This day I no longer have my mother to call on the phone. There are not just miles between us there are worlds. Perhaps that has been true most of my life. The twists and turns of our relationship have never been healed. And now she is gone.
And because of that tumultuous relationship, I worry about my own mother/daughter relationship. I worry that I fail my daughter. Not in the same ways my mother failed me, but in different ways.

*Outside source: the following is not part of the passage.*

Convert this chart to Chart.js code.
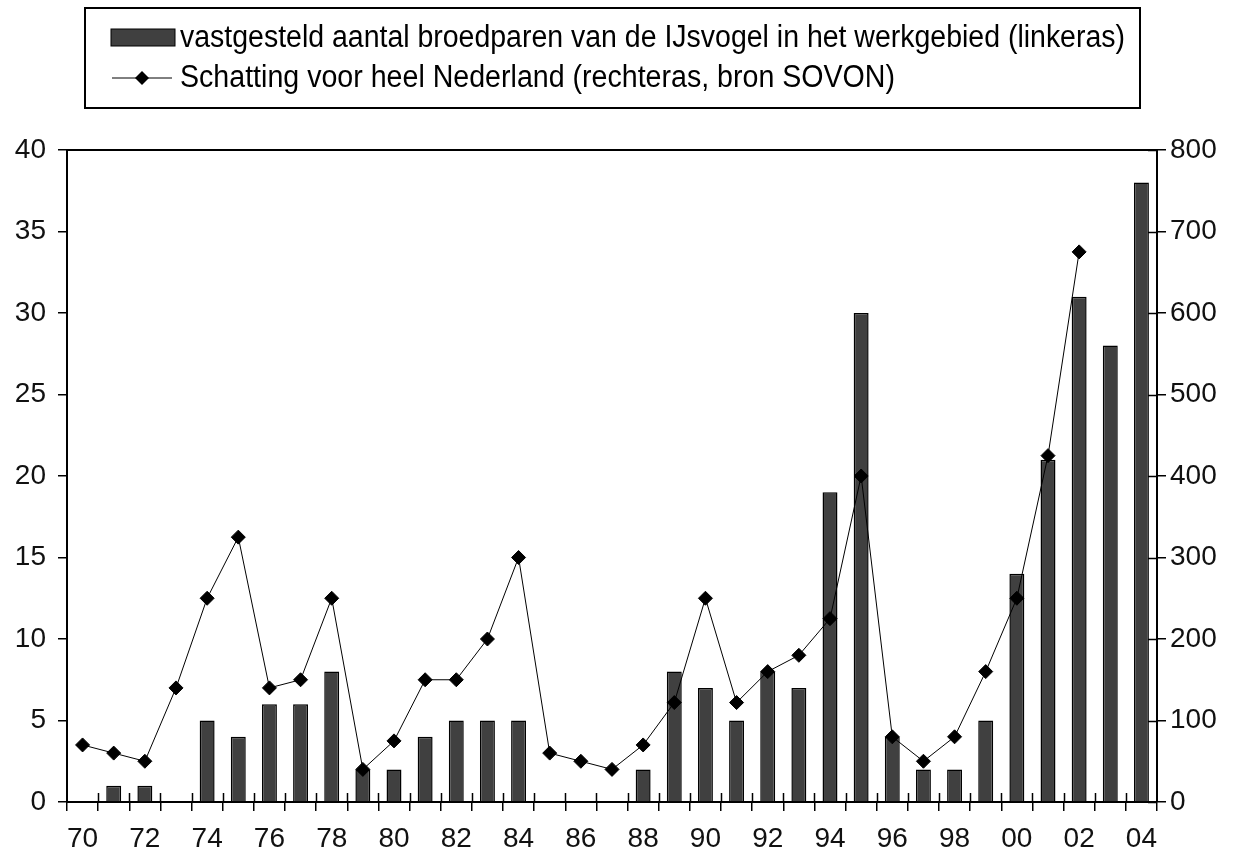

Sometimes I can't hear her in her silence. Sometimes I cannot calm the fears that reside within her. Sometimes I just don't know when to hang on and when to let go. She and I are different and the same. I know that she needs to be held, because I do too when I'm lonely, or scared, or sad. I know that words just aren't enough for her sometimes, that she sees beyond words to body language and sincerity. And yet I see too, how words are a valuable commodity to her as well. I fail her though. I know she likes predictability and often I am inconsistent. I know she likes calmness, and I am intense. I know she likes to know plans and I am horrible at planning.
Today, when she woke up she came downstairs and the first words out of her mouth were "Happy Mother's Day!" She said these words with a sparkle in her eyes, then she promptly plopped down on the couch to wake up some more.
I laid beside her on the couch holding her. And I said,
"Thank you for making me a mother."
"But I didn't make you a mother, Thom did."
"You made me a different kind of mother. You made me a cuddly and quiet mother."
I nuzzled into her and held tighter. Again I said, "Thank you, Mikayla" She beamed.
Sometimes I get it right. And sometimes I am just the mother Mikayla needs. I know that I won't always love her perfectly, but these moments remind me that I can be the best mother I know how to be. And so my hope is to have the grace and love to become what we both need.